Lycopodium clavatum or running club moss often has long stems that are covered with short leaves, and they “run” over the ground before making erect branches that bear cones on stalks. (Courtesy Photo / Bob Armstrong)

Lycopodium clavatum or running club moss often has long stems that are covered with short leaves, and they “run” over the ground before making erect branches that bear cones on stalks. (Courtesy Photo / Bob Armstrong)

Club mosses and the evolution of land plants

The roots go back a while.

By Mary F. Willson

For the Juneau Empire

On a recent walk near Echo Cove, I noticed a lovely patch of a club moss sporting dozens of erect spore-bearing “cones.” We have several types of club moss here, but the only one I recognize (so far) is Lycopodium clavatum or running club moss. It often has long stems that are covered with short leaves, and they “run” over the ground before making erect branches that bear cones on stalks. Despite their common name, club mosses are not mosses at all; they are on a different branch of the evolutionary tree.

I knew that they originated a long time ago, although they were not the first plants to live on land. But seeing this modern specimen made me think about the evolution of early land plants and the problems that attend a change from an aquatic to a terrestrial environment.

The first land plants belonged to a group of green algae (called Charophyta), some of which became terrestrial perhaps 500 million years ago. It is not clear why they did so, although some researchers suggest that land-living allowed escape from various alga-eaters in the water. But land-living meant that these early colonists risked desiccation: both the plant and its spores had to be protected from drying. This could be done in two basic ways: avoid the problem by growing and producing spores only in wet conditions, or develop water-impervious layers around the plant and its spores. Furthermore, although they were already able to photosynthesize carbohydrates (from carbon dioxide and water), now they had to get the necessary carbon dioxide in a gaseous form, from air. Most of the early land plants were very thin, often only one cell thick, so gases could readily diffuse in and out.

The first non-algal land plants were liverworts and mosses, appearing roughly 450 million years ago. These plants grow close to the ground or other surface, seldom extending upward more than a few centimeters. Although they live on land, they need at least a film of water for reproduction: sperm have to swim to reach eggs to fertilize. They occupy two branches of the evolutionary tree that are adjacent to each other but totally separate from the branch that leads to all other living land plants.

[Wild Shots: See photos of Mother Nature in Alaska]

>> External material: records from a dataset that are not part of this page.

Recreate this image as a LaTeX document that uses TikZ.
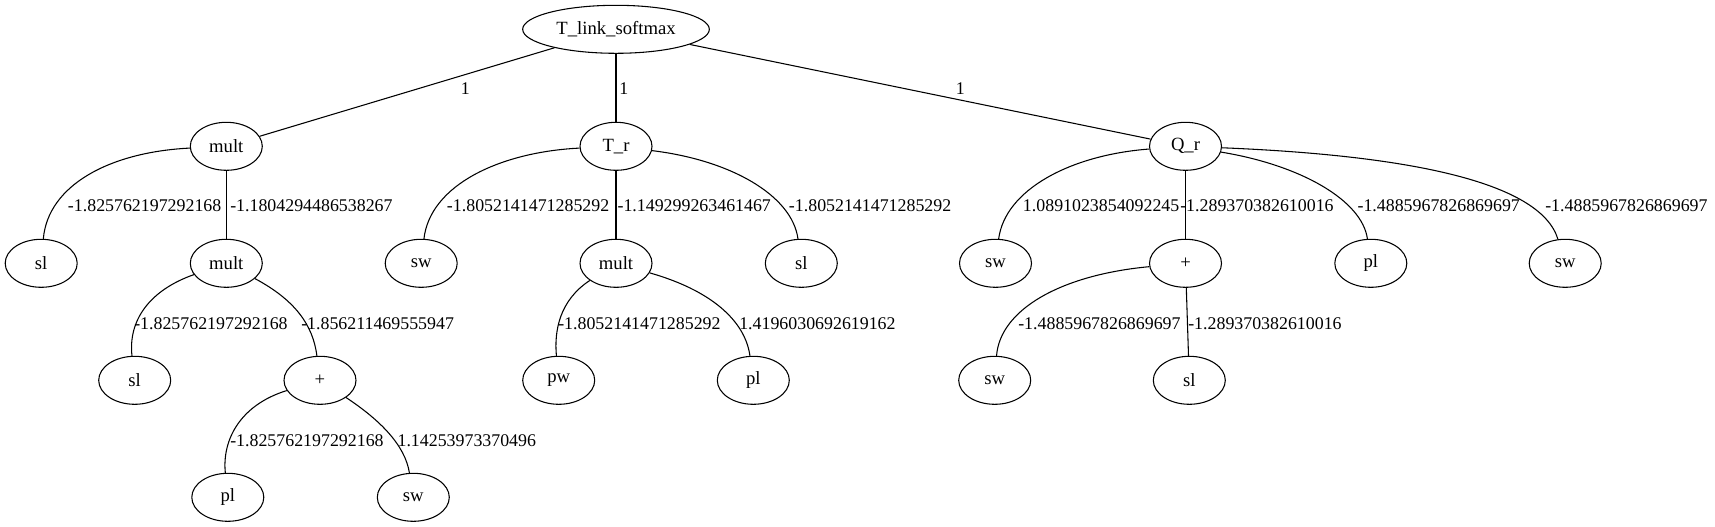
\documentclass[tikz,border=0pt]{standalone}
\usepackage{fontspec}
\setmainfont{Liberation Serif}
\usetikzlibrary{shapes.geometric}
\tikzset{
  nd/.style={draw, ellipse, line width=0.8pt, minimum width=54pt, minimum height=36pt, inner sep=0pt, font=\fontsize{14}{16}\selectfont},
  lb/.style={anchor=base west, inner sep=0pt, font=\fontsize{13.4}{16}\selectfont},
  ed/.style={line width=0.8pt}
}
\begin{document}
\begin{tikzpicture}[x=0.75pt, y=-0.75pt]
\useasboundingbox (0,0) rectangle (1715,527);
% nodes
\node[nd, minimum width=140pt] (root) at (616,29.3) {T\_link\_softmax};
\node[nd] (m1) at (226.3,146.3) {mult};
\node[nd] (tr) at (616,146.3) {T\_r};
\node[nd] (qr) at (1185.5,146.3) {Q\_r};
\node[nd] (sl1) at (41.2,263.3) {sl};
\node[nd] (m2) at (226.3,263.3) {mult};
\node[nd] (sw1) at (421.2,263.3) {sw};
\node[nd] (m3) at (616,263.3) {mult};
\node[nd] (sl2) at (801.3,263.3) {sl};
\node[nd] (sw2) at (995.5,263.3) {sw};
\node[nd] (p1) at (1185.5,263.3) {+};
\node[nd] (pl1) at (1370.8,263.3) {pl};
\node[nd] (sw3) at (1565.2,263.3) {sw};
\node[nd] (sl3) at (134.7,380.3) {sl};
\node[nd] (p2) at (320,380.3) {+};
\node[nd] (pw) at (558.7,380.3) {pw};
\node[nd] (pl2) at (753.3,380.3) {pl};
\node[nd] (sw4) at (994.7,380.3) {sw};
\node[nd] (sl4) at (1189.3,380.3) {sl};
\node[nd] (pl3) at (227.8,497.3) {pl};
\node[nd] (sw5) at (413.3,497.3) {sw};
% edges
\draw[ed] (root) -- (m1);
\draw[ed] (root) -- (tr);
\draw[ed] (root) -- (qr);
\draw[ed] (m1) .. controls (110,152) and (48,185) .. (sl1);
\draw[ed] (m1) -- (m2);
\draw[ed] (tr) .. controls (500,152) and (430,185) .. (sw1);
\draw[ed] (tr) -- (m3);
\draw[ed] (tr) .. controls (730,160) and (792,195) .. (sl2);
\draw[ed] (qr) .. controls (1070,155) and (1005,190) .. (sw2);
\draw[ed] (qr) -- (p1);
\draw[ed] (qr) .. controls (1300,165) and (1362,200) .. (pl1);
\draw[ed] (qr) .. controls (1400,155) and (1540,180) .. (sw3);
\draw[ed] (m2) .. controls (150,290) and (128,320) .. (sl3);
\draw[ed] (m2) .. controls (295,300) and (313,325) .. (p2);
\draw[ed] (m3) .. controls (560,300) and (554,330) .. (pw);
\draw[ed] (m3) .. controls (710,290) and (745,320) .. (pl2);
\draw[ed] (p1) .. controls (1060,275) and (1000,310) .. (sw4);
\draw[ed] (p1) -- (sl4);
\draw[ed] (p2) .. controls (240,405) and (222,440) .. (pl3);
\draw[ed] (p2) .. controls (380,420) and (405,445) .. (sw5);
% labels
\node[lb] (a1) at (460.5,95) {1};
\node[lb] (a2) at (619,95) {1};
\node[lb] (a3) at (955.5,95) {1};
\node[lb] (b1) at (67.7,212) {-1.825762197292168};
\node[lb] (b2) at (230,212) {-1.1804294486538267};
\node[lb] (b3) at (446.7,212) {-1.8052141471285292};
\node[lb] (b4) at (617.3,212) {-1.149299263461467};
\node[lb] (b5) at (788.7,212) {-1.8052141471285292};
\node[lb] (b6) at (1022.7,212) {1.0891023854092245};
\node[lb] (b7) at (1180,212) {-1.289370382610016};
\node[lb] (b8) at (1357.3,212) {-1.4885967826869697};
\node[lb] (b9) at (1545,212) {-1.4885967826869697};
\node[lb] (c1) at (134,329) {-1.825762197292168};
\node[lb] (c2) at (301,329) {-1.856211469555947};
\node[lb] (c3) at (558,329) {-1.8052141471285292};
\node[lb] (c4) at (739,329) {1.4196030692619162};
\node[lb] (c5) at (1018,329) {-1.4885967826869697};
\node[lb] (c6) at (1188,329) {-1.289370382610016};
\node[lb] (d1) at (230,446) {-1.825762197292168};
\node[lb] (d2) at (397.3,446) {1.14253973370496};
\end{tikzpicture}
\end{document}
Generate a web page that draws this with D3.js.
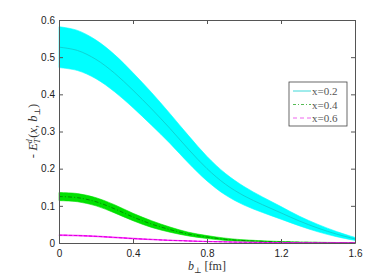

Around 430 million years ago, there was a new development that changed everything. It is not well understood how it happened, but some presumably moss-like land plants developed vascular tissues that conducted fluids from one part of the plant to another, so they were no longer dependent on diffusion. That made a big difference! Thus were born xylem, for conducting water mainly upward, and phloem, for conducting carbohydrates from the green leaves to the rest of the plant. This made possible the development of root systems that both anchored the plants in the ground and allowed the uptake of water from the soil. It also made possible the vertical development of woody stems that raised the leaves well above the ground surface, reaching more light and air, and eventually developing large trees.

One of the first offshoots of the major lineage called vascular plants, which now could exploit both the soil and the aerial space above ground, was a cluster of minor lineages that included the club mosses and quillworts. Among the fossils of the early forms of club moss was a tree that sometimes grew to be 100 feet tall. Unlike the trees we are familiar with, the trunk of these tall club mosses was not stiffened mainly by wood but mostly by its bark. Some researchers suggest that these trees grew for a number of years but died after reproducing once. They were once widespread on different continents but faded away by about 300 million years ago. That left the un-treelike forms to continue and they are with us yet.

Still to come were the ferns (there were now-extinct types that made seeds) and other familiar modern plants. These invented seeds by covering embryos with maternal tissue. The added tissue provided more protection from drying and often developed structures adapted for dispersal on land. In most cases, the enclosed embryo was also endowed with a packet of nutrition for seedling growth. They developed pollen grains to carry sperm cells through the air so they were not dependent on water for reproduction. Eventually, the developmental pattern of some leaves changed, producing flowers for attracting pollinators.

The world changed entirely with the arrival of an array of vascular plants with seeds and pollen. Now, there were grasslands and forests providing habitat as well as more food and more ways to get it for more kinds of animals, which embarked on their own various evolutionary trajectories.

Mary F. Willson is a retired professor of ecology. “On The Trails” is a weekly column that appears in the Juneau Empire every Wednesday.